# PB's Most Influential Preachers in the Past 50 Yrs



## reformedman (Nov 3, 2006)

What do you think?
Criteria:
Preacher/Teacher Elder
From 1950 - today
Reformed
Effected the world or left something important for us.
Please write a little something indicating why for each.


----------



## elnwood (Nov 3, 2006)

In no particular order. Not necessarily the best preachers or ones I recommend, but in terms of influence. All of these have been influential beyond their own denominational spheres.

John MacArthur
- solid, expositional preaching that has been influential in both reformed and dispensationalist circles, Calvinist or otherwise

John Piper
- introduced the Doctrines of a Grace to a wider audience and made the phrase "Christian Hedonism" common-place

James Montgomery Boice
- Exceptional expositional preacher.
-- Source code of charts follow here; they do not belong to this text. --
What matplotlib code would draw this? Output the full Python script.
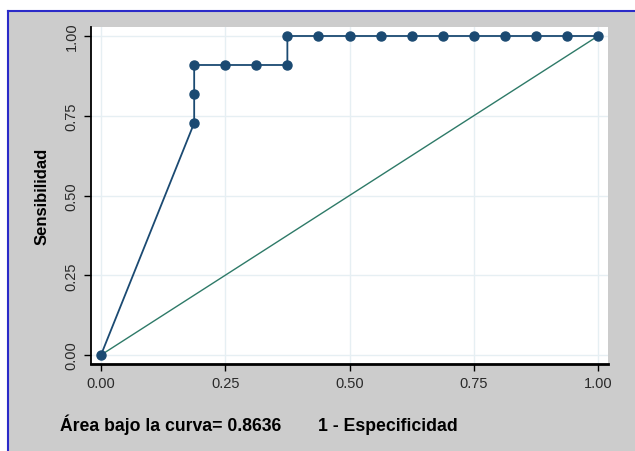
import matplotlib.pyplot as plt
from matplotlib.patches import Rectangle
from matplotlib.lines import Line2D

# ROC curve points (1 - specificity, sensitivity)
fpr = [0.0, 0.1875, 0.1875, 0.1875, 0.25, 0.3125, 0.375, 0.375, 0.4375, 0.5,
       0.5625, 0.625, 0.6875, 0.75, 0.8125, 0.875, 0.9375, 1.0]
tpr = [0.0, 0.7273, 0.8182, 0.9091, 0.9091, 0.9091, 0.9091, 1.0, 1.0, 1.0,
       1.0, 1.0, 1.0, 1.0, 1.0, 1.0, 1.0, 1.0]
ref_line = [0.0, 1.0]
ticks = [0.0, 0.25, 0.5, 0.75, 1.0]
tick_labels = ["0.00", "0.25", "0.50", "0.75", "1.00"]
auc_text = "Área bajo la curva= 0.8636"

plt.rcParams['font.family'] = ['Liberation Sans', 'DejaVu Sans']

W, H = 635, 452
fig = plt.figure(figsize=(W / 100, H / 100), dpi=100, facecolor='white')

# gray panel with blue border (top and left)
fig.patches.append(Rectangle((8 / W, 0), 1, 1 - 12 / H, transform=fig.transFigure,
                             facecolor='#cccccc', edgecolor='none', zorder=-5))
fig.lines.append(Line2D([8 / W, 1], [1 - 12 / H, 1 - 12 / H], transform=fig.transFigure,
                        color='#2b2bc8', lw=1.5, zorder=-4))
fig.lines.append(Line2D([8 / W, 8 / W], [0, 1 - 12 / H], transform=fig.transFigure,
                        color='#2b2bc8', lw=1.5, zorder=-4))

ax = fig.add_axes([91 / W, 1 - 365 / H, (608 - 91) / W, (365 - 28) / H])
ax.set_facecolor('white')

ax.plot(ref_line, ref_line, color='#2e7a68', lw=1.0, zorder=2)
ax.plot(fpr, tpr, color='#1b4a72', lw=1.3, marker='o', markersize=6.5, zorder=3)

ax.set_xlim(-0.0201, 1.0201)
ax.set_ylim(-0.0282, 1.0282)
ax.set_xticks(ticks)
ax.set_xticklabels(tick_labels)
ax.set_yticks(ticks)
ax.set_yticklabels(tick_labels, rotation=90, va='center')
ax.grid(True, color='#e6eff3', lw=1.0)
ax.set_axisbelow(True)

for s in ['top', 'right']:
    ax.spines[s].set_visible(False)
ax.spines['left'].set_linewidth(1.3)
ax.spines['bottom'].set_linewidth(2.0)
ax.tick_params(direction='out', length=5, width=1.0, labelsize=10.5, colors='black', pad=4)
for lab in ax.get_xticklabels() + ax.get_yticklabels():
    lab.set_color('#2a2a2a')

ax.set_ylabel("Sensibilidad", fontsize=12, fontweight='bold', labelpad=11)

fig.text(60 / W, 1 - 431 / H, auc_text, fontsize=12.7, fontweight='bold', va='baseline')
fig.text(318 / W, 1 - 431 / H, "1 - Especificidad", fontsize=12.7, fontweight='bold', va='baseline')

plt.savefig('out.png', dpi=100, facecolor=fig.get_facecolor())
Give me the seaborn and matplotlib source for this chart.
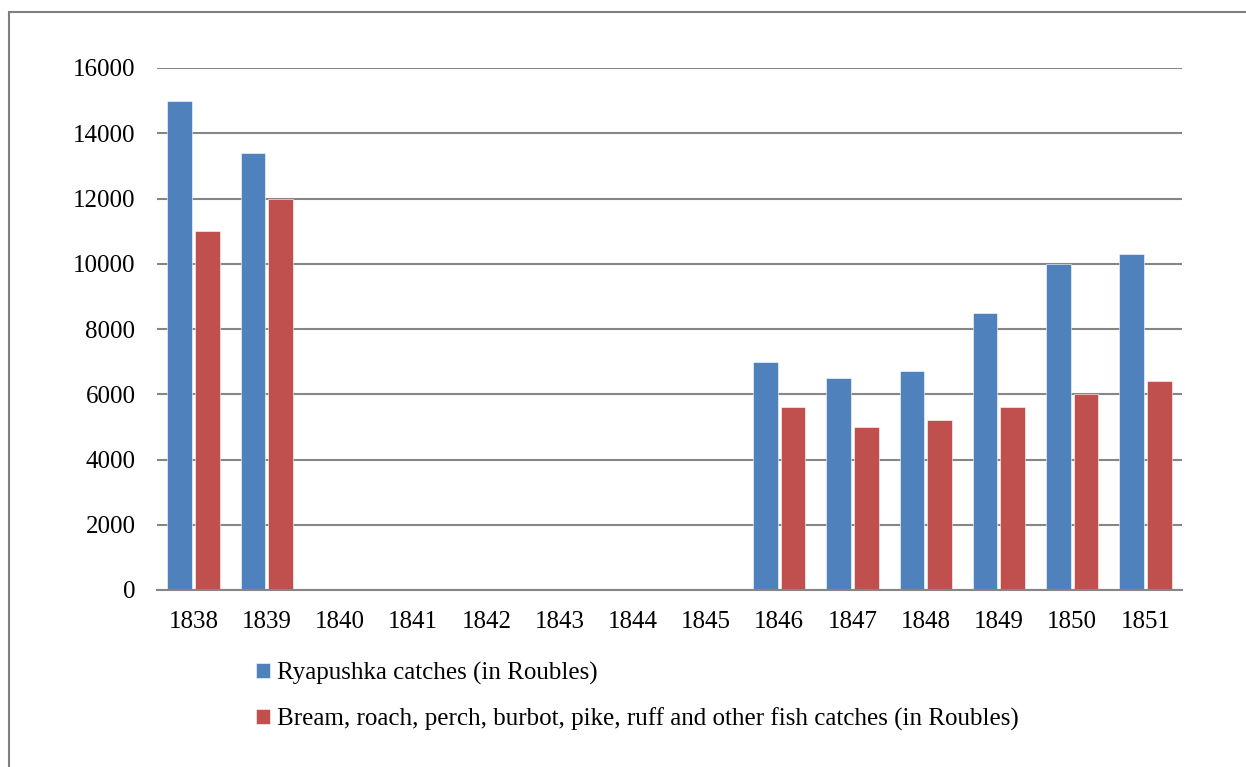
import numpy as np
import pandas as pd
import seaborn as sns
import matplotlib
matplotlib.use("Agg")
import matplotlib.pyplot as plt
from matplotlib.patches import Rectangle

# catches per year (in Roubles), no data for 1840-1845
years = ['1838', '1839', '1840', '1841', '1842', '1843', '1844',
         '1845', '1846', '1847', '1848', '1849', '1850', '1851']
ryapushka = [15000, 13400, None, None, None, None, None,
             None, 7000, 6500, 6700, 8500, 10000, 10300]
other_fish = [11000, 12000, None, None, None, None, None,
              None, 5600, 5000, 5200, 5600, 6000, 6400]

label_ryap = 'Ryapushka catches (in Roubles)'
label_other = 'Bream, roach, perch, burbot, pike, ruff and other fish catches (in Roubles)'

df = pd.DataFrame({'year': years * 2,
                   'value': ryapushka + other_fish,
                   'series': [label_ryap] * len(years) + [label_other] * len(years)})
df['value'] = df['value'].astype(float)
df = df.dropna()

sns.set_style('white')
plt.rcParams['font.family'] = ['Liberation Serif', 'DejaVu Serif']
plt.rcParams['text.color'] = 'black'
plt.rcParams['xtick.color'] = 'black'
plt.rcParams['ytick.color'] = 'black'

fig = plt.figure(figsize=(12.46, 7.67), dpi=100)
ax = fig.add_axes([157 / 1246, 1 - 590 / 767, (1182 - 157) / 1246, (590 - 68) / 767])

sns.barplot(data=df, x='year', y='value', hue='series', order=years,
            hue_order=[label_ryap, label_other],
            palette=['#4F81BD', '#C0504D'], saturation=1,
            width=0.756, gap=0.11,
            errorbar=None, ax=ax, edgecolor='white', linewidth=0.4)

ax.set_xlim(-0.5, len(years) - 0.5)
ax.set_ylim(0, 16000)
ax.set_yticks(np.arange(0, 16001, 2000))
ax.yaxis.grid(True, color='#868686', linewidth=1.5)
ax.set_axisbelow(True)
for s in ['top', 'right', 'left']:
    ax.spines[s].set_visible(False)
ax.spines['bottom'].set_color('#868686')
ax.spines['bottom'].set_linewidth(1.5)
ax.tick_params(axis='both', length=0, labelsize=18, labelcolor='black')
ax.tick_params(axis='y', pad=15.5)
ax.tick_params(axis='x', pad=15)
ax.set_xlabel('')
ax.set_ylabel('')

handles, labels = ax.get_legend_handles_labels()
ax.get_legend().remove()
fig.legend(handles, labels, loc='upper left',
           bbox_to_anchor=(256 / 1246, 1 - 662 / 767),
           frameon=False, fontsize=18, borderpad=0, borderaxespad=0,
           handlelength=0.55, handleheight=0.55, handletextpad=0.3,
           labelspacing=0.9, labelcolor='black')

# outer frame of the chart (only left and top edges visible)
fig.patches.append(Rectangle((9 / 1246, -0.1), 1.2, 1.1 - 12 / 767,
                             transform=fig.transFigure, fill=False,
                             edgecolor='#7f7f7f', linewidth=1.5))

fig.savefig('out.png', dpi=100)
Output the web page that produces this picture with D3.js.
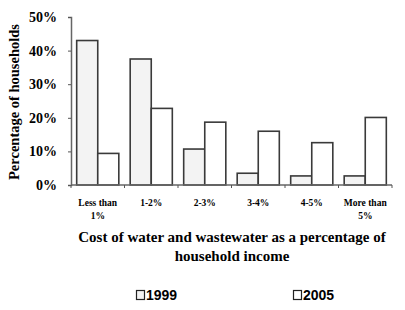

It's rare to find a preacher without his set of commentaries on Romans.

D. James Kennedy
- Continues to impact Christians in the United States to "Reclaim America for Christ"

Mark Driscoll
- Very influential among the conservative and reformed in emerging churches

Tim Keller
- One of the few reformed preachers who has been extremely effective in reaching out to the culture. Became more famous post-9/11, and also influential in emergent circles.


----------



## VirginiaHuguenot (Nov 3, 2006)

See also this thread.


----------



## bookslover (Nov 5, 2006)

elnwood said:


> In no particular order. Not necessarily the best preachers or ones I recommend, but in terms of influence. All of these have been influential beyond their own denominational spheres.
> 
> John MacArthur
> - solid, expositional preaching that has been influential in both reformed and dispensationalist circles, Calvinist or otherwise
> ...



Regarding Boice, I hope it's also rare to find a preacher without his 3 volumes on the Psalms, too.


----------